Labor leader Anthony Albanese is set to reshape his party’s policy arguments for greater efforts to limit climate change and present innovation as the hope of the economy.

Anthony Albanese is 'the best tactician Labor has'

Anthony Albanese tonight will strongly urge Australians to welcome measures combating climate change as a source of jobs and exports, not as a drain on finances and employment.

The Opposition Leader, in the first of a series of so-called headland speeches, will reshape Labor’s policy arguments for greater efforts to limit climate change and present innovation as the hope of the economy.

“The world is decarbonizing,” he will say in Perth tonight, according to a speech extract distributed by his office.

“With the right planning and vision, Australia can not only continue to be an energy exporting superpower, we can also enjoy a new manufacturing boom.

“This means jobs.”

In the May 18 election campaign the then Labor leader Bill Shorten struggled to sell voters the party’s policy because he was unable to say how much it would cost business and taxpayers.

Further, Labor was punished in electorates linked to the coal industry, particularly in Queensland, by voters who saw climate change policy strangling work opportunities.

Mr Albanese wants to address the positive of a policy as part of his intention to nominate job creation as Labor’s priority.

It will be his first proposal of broad policy since the election, and just before the release early next month of an internal report on the ALP campaign.

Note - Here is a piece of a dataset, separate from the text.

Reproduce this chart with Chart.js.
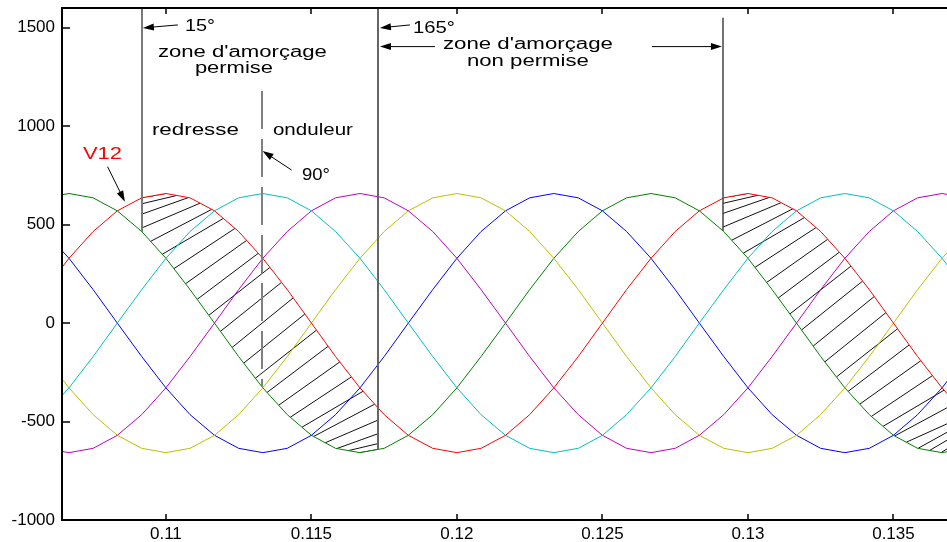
<!DOCTYPE html>
<html>
<head>
<meta charset="utf-8">
<script src="https://cdn.jsdelivr.net/npm/chart.js@4.4.0/dist/chart.umd.min.js"></script>
<style>
  html, body { margin: 0; padding: 0; background: #fff; }
  #wrap { width: 947px; height: 542px; }
</style>
</head>
<body>
<div id="wrap"><canvas id="chart" width="947" height="542"></canvas></div>
<script>
// sample instants (s), one sample every 15 degrees of the 50 Hz wave
const times = [
  0.10583, 0.10667, 0.1075, 0.10833, 0.10917, 0.11, 0.11083, 0.11167, 0.1125, 0.11333,
  0.11417, 0.115, 0.11583, 0.11667, 0.1175, 0.11833, 0.11917, 0.12, 0.12083, 0.12167,
  0.1225, 0.12333, 0.12417, 0.125, 0.12583, 0.12667, 0.1275, 0.12833, 0.12917, 0.13,
  0.13083, 0.13167, 0.1325, 0.13333, 0.13417, 0.135, 0.13583, 0.13667, 0.1375
];

// line-to-line voltages (V)
const v12 = [170, 329, 465, 570, 636, 658, 636, 570, 465, 329, 170, 0, -170, -329, -465, -570, -636, -658, -636, -570,
  -465, -329, -170, 0, 170, 329, 465, 570, 636, 658, 636, 570, 465, 329, 170, 0, -170, -329, -465];
const v13 = [-465, -329, -170, 0, 170, 329, 465, 570, 636, 658, 636, 570, 465, 329, 170, 0, -170, -329, -465, -570,
  -636, -658, -636, -570, -465, -329, -170, 0, 170, 329, 465, 570, 636, 658, 636, 570, 465, 329, 170];
const v23 = [-636, -658, -636, -570, -465, -329, -170, 0, 170, 329, 465, 570, 636, 658, 636, 570, 465, 329, 170, 0,
  -170, -329, -465, -570, -636, -658, -636, -570, -465, -329, -170, 0, 170, 329, 465, 570, 636, 658, 636];
const v21 = [-170, -329, -465, -570, -636, -658, -636, -570, -465, -329, -170, 0, 170, 329, 465, 570, 636, 658, 636, 570,
  465, 329, 170, 0, -170, -329, -465, -570, -636, -658, -636, -570, -465, -329, -170, 0, 170, 329, 465];
const v31 = [465, 329, 170, 0, -170, -329, -465, -570, -636, -658, -636, -570, -465, -329, -170, 0, 170, 329, 465, 570,
  636, 658, 636, 570, 465, 329, 170, 0, -170, -329, -465, -570, -636, -658, -636, -570, -465, -329, -170];
const v32 = [636, 658, 636, 570, 465, 329, 170, 0, -170, -329, -465, -570, -636, -658, -636, -570, -465, -329, -170, 0,
  170, 329, 465, 570, 636, 658, 636, 570, 465, 329, 170, 0, -170, -329, -465, -570, -636, -658, -636];

const xTicks = [0.11, 0.115, 0.12, 0.125, 0.13, 0.135];
const yTicks = [-1000, -500, 0, 500, 1000, 1500];

// firing windows (15 deg .. 165 deg after the natural commutation point)
const hatchZones = [
  { from: 0.109175, to: 0.117285 },
  { from: 0.129141, to: 0.1375 }
];
const hatchLag = 0.0021;   // each hatch stroke joins V32(t) to V12(t + lag)
const hatchStep = 0.0004;

// notes drawn over the plot, in data coordinates
const markLines = [
  { t: 0.109175, from: 1600, to: 462, color: '#7a7a7a', width: 2 },
  { t: 0.117285, from: 1600, to: -645, color: '#666', width: 2 },
  { t: 0.129141, from: 1550, to: 467, color: '#444', width: 1.5 },
  { t: 0.113299, from: 1179, to: -325, color: '#808080', width: 2, dash: [38, 10] }
];
const arrows = [
  { t0: 0.110412, v0: 1514, t1: 0.109210, v1: 1499 },
  { t0: 0.118385, v0: 1514, t1: 0.117354, v1: 1499 },
  { t0: 0.119244, v0: 1404, t1: 0.117354, v1: 1404 },
  { t0: 0.126701, v0: 1404, t1: 0.129107, v1: 1404 },
  { t0: 0.107997, v0: 794, t1: 0.108591, v1: 616 },
  { t0: 0.114320, v0: 777, t1: 0.113323, v1: 874 }
];
const labels = [
  { text: '15°', t: 0.110653, v: 1484, w: 30, size: 17 },
  { text: '165°', t: 0.118488, v: 1473, w: 42, size: 17 },
  { text: '90°', t: 0.114674, v: 727, w: 28, size: 16 },
  { text: "zone d'amorçage", t: 0.109725, v: 1352, w: 169, size: 16 },
  { text: 'permise', t: 0.110997, v: 1270, w: 78, size: 16 },
  { text: 'redresse', t: 0.109519, v: 955, w: 87, size: 16 },
  { text: 'onduleur', t: 0.113677, v: 955, w: 80, size: 16 },
  { text: "zone d'amorçage", t: 0.119519, v: 1392, w: 170, size: 16 },
  { text: 'non permise', t: 0.120344, v: 1306, w: 122, size: 16 },
  { text: 'V12', t: 0.107148, v: 833, w: 39, size: 16, color: '#ff0000' }
];

const FONT = '"Liberation Sans", Arial, sans-serif';

function pairs(values) {
  return values.map((v, i) => ({ x: times[i], y: v }));
}

function curveY(meta, px) {
  const pts = meta.data;
  for (let i = 1; i < pts.length; i++) {
    if (pts[i].x >= px) {
      const a = pts[i - 1], b = pts[i];
      return a.y + (px - a.x) / (b.x - a.x) * (b.y - a.y);
    }
  }
  return pts[pts.length - 1].y;
}

function drawArrow(ctx, x0, y0, x1, y1) {
  const ang = Math.atan2(y1 - y0, x1 - x0);
  const len = 11, half = 3.5;
  const c = Math.cos(ang), s = Math.sin(ang);
  ctx.beginPath();
  ctx.moveTo(x0, y0);
  ctx.lineTo(x1 - c * len * 0.8, y1 - s * len * 0.8);
  ctx.stroke();
  ctx.beginPath();
  ctx.moveTo(x1, y1);
  ctx.lineTo(x1 - c * len + s * half, y1 - s * len - c * half);
  ctx.lineTo(x1 - c * len - s * half, y1 - s * len + c * half);
  ctx.closePath();
  ctx.fill();
}

function wideText(ctx, str, px, py, w, size, color) {
  ctx.font = size + 'px ' + FONT;
  const sx = w / ctx.measureText(str).width;
  ctx.save();
  ctx.translate(px, py);
  ctx.scale(sx, 1);
  ctx.fillStyle = color;
  ctx.textBaseline = 'alphabetic';
  ctx.textAlign = 'left';
  ctx.fillText(str, 0, 0);
  ctx.restore();
}

// hatching between V12 (upper) and V32 (lower) inside the firing windows
const hatchPlugin = {
  id: 'hatch',
  beforeDatasetsDraw(chart) {
    const { ctx, chartArea: a, scales: { x } } = chart;
    const upper = chart.getDatasetMeta(0);
    const lower = chart.getDatasetMeta(5);
    ctx.save();
    ctx.beginPath();
    ctx.rect(a.left, a.top, a.right - a.left, a.bottom - a.top);
    ctx.clip();
    hatchZones.forEach(z => {
      const x1 = x.getPixelForValue(z.from);
      const x2 = x.getPixelForValue(z.to);
      ctx.save();
      ctx.beginPath();
      ctx.rect(x1, a.top, x2 - x1, a.bottom - a.top);
      ctx.clip();
      ctx.beginPath();
      upper.data.forEach((p, i) => i ? ctx.lineTo(p.x, p.y) : ctx.moveTo(p.x, p.y));
      for (let i = lower.data.length - 1; i >= 0; i--) ctx.lineTo(lower.data[i].x, lower.data[i].y);
      ctx.closePath();
      ctx.clip();
      ctx.beginPath();
      for (let t = z.from - hatchLag; t <= z.to; t += hatchStep) {
        const gx = x.getPixelForValue(t);
        const rx = x.getPixelForValue(t + hatchLag);
        ctx.moveTo(gx, curveY(lower, gx));
        ctx.lineTo(rx, curveY(upper, rx));
      }
      ctx.strokeStyle = '#111';
      ctx.lineWidth = 1;
      ctx.stroke();
      ctx.restore();
    });
    ctx.restore();
  }
};

// MATLAB-like box: top/left/bottom lines with inward ticks
const framePlugin = {
  id: 'frame',
  afterDraw(chart) {
    const { ctx, chartArea: a, scales: { x, y } } = chart;
    ctx.save();
    ctx.strokeStyle = '#000';
    ctx.lineWidth = 2;
    ctx.beginPath();
    ctx.moveTo(a.right, a.top);
    ctx.lineTo(a.left, a.top);
    ctx.lineTo(a.left, a.bottom);
    ctx.lineTo(a.right, a.bottom);
    ctx.stroke();
    ctx.lineWidth = 1.5;
    ctx.beginPath();
    xTicks.forEach(v => {
      const px = Math.round(x.getPixelForValue(v));
      ctx.moveTo(px, a.bottom);
      ctx.lineTo(px, a.bottom - 6);
      ctx.moveTo(px, a.top);
      ctx.lineTo(px, a.top + 6);
    });
    yTicks.forEach(v => {
      const py = Math.round(y.getPixelForValue(v));
      ctx.moveTo(a.left, py);
      ctx.lineTo(a.left + 8, py);
    });
    ctx.stroke();
    ctx.restore();
  }
};

const notesPlugin = {
  id: 'notes',
  afterDatasetsDraw(chart) {
    const { ctx, scales: { x, y } } = chart;
    ctx.save();
    markLines.forEach(m => {
      const px = Math.round(x.getPixelForValue(m.t));
      ctx.beginPath();
      ctx.setLineDash(m.dash || []);
      ctx.strokeStyle = m.color;
      ctx.lineWidth = m.width;
      ctx.moveTo(px, y.getPixelForValue(m.from));
      ctx.lineTo(px, y.getPixelForValue(m.to));
      ctx.stroke();
    });
    ctx.setLineDash([]);
    ctx.strokeStyle = '#000';
    ctx.fillStyle = '#000';
    ctx.lineWidth = 1;
    arrows.forEach(ar => {
      drawArrow(ctx, x.getPixelForValue(ar.t0), y.getPixelForValue(ar.v0),
        x.getPixelForValue(ar.t1), y.getPixelForValue(ar.v1));
    });
    labels.forEach(l => {
      wideText(ctx, l.text, x.getPixelForValue(l.t), y.getPixelForValue(l.v), l.w, l.size, l.color || '#000');
    });
    ctx.restore();
  }
};

const series = [
  { label: 'V12', data: v12, color: '#ff0000' },
  { label: 'V13', data: v13, color: '#00bfbf' },
  { label: 'V23', data: v23, color: '#bf00bf' },
  { label: 'V21', data: v21, color: '#bfbf00' },
  { label: 'V31', data: v31, color: '#0000ff' },
  { label: 'V32', data: v32, color: '#008000' }
];

new Chart(document.getElementById('chart'), {
  type: 'line',
  data: {
    datasets: series.map(s => ({
      label: s.label,
      data: pairs(s.data),
      borderColor: s.color,
      borderWidth: 1,
      pointRadius: 0,
      tension: 0,
      fill: false
    }))
  },
  options: {
    responsive: false,
    animation: false,
    events: [],
    layout: { padding: { top: 8, right: 0, bottom: 0, left: 0 }, autoPadding: false },
    plugins: { legend: { display: false }, tooltip: { enabled: false } },
    scales: {
      x: {
        type: 'linear',
        min: 0.10643,
        max: 0.13684,
        afterBuildTicks: s => { s.ticks = xTicks.map(v => ({ value: v })); },
        afterFit: s => { s.height = 22; s.paddingLeft = 0; s.paddingRight = 0; },
        grid: { display: false, drawTicks: false },
        border: { display: false },
        ticks: {
          padding: 4,
          maxRotation: 0,
          autoSkip: false,
          color: '#000',
          font: { family: FONT, size: 17 },
          callback: v => String(+v.toFixed(3))
        }
      },
      y: {
        min: -1000,
        max: 1600,
        afterBuildTicks: s => { s.ticks = yTicks.map(v => ({ value: v })); },
        afterFit: s => { s.width = 62; s.paddingTop = 0; s.paddingBottom = 0; },
        grid: { display: false, drawTicks: false },
        border: { display: false },
        ticks: {
          padding: 7,
          color: '#000',
          font: { family: FONT, size: 17 },
          callback: v => String(v)
        }
      }
    }
  },
  plugins: [hatchPlugin, notesPlugin, framePlugin]
});
</script>
</body>
</html>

And he will reject the standard political warning that workers fear innovation because they see that as code for them being replaced by new technology.

“We need to shape our changing economy so it serves the Australian people, not the other way around,” he will say in Perth tonight, according to a speech extract distributed by his office.

“Not yesterday’s economy. Tomorrow’s economy.

“When it comes to building that economy, technology and innovation are our allies. They are key to boosting productivity.”

Mr Albanese will spotlight the potential for hydrogen power as an energy source which could be exported to our major trading partners including Japan and South Korea.

He will argue that innovation which boosts productivity would ensure our economy could fund a “a proper, fair” welfare safety net, a cleaner environment, education and health.

He will say, “Working towards a low-carbon future provides the opportunity to revitalise the Australian manufacturing sector. Opportunities that are all about jobs.

“Yet our current policy settings barely acknowledge climate change, let alone seek to exploit the opportunities that, over time, can come with the global shift to renewables.

“In the century that’s before us, the nations that will transform into manufacturing powerhouses are those that can harness the cheapest renewable energy resources.”

And Mr Albanese will nominate the mineral that could be the hope of the economy: lithium, a prime element for the growing battery technology.

“Right here in WA, we are seeing the emergence of an industry adding upstream value to a resource – creating new processing and manufacturing industries and, crucially, creating regional and metropolitan jobs,” he will say.

“As electric vehicles, energy storage systems and smart devices become more

mainstream, the global demand for lithium batteries will explode.”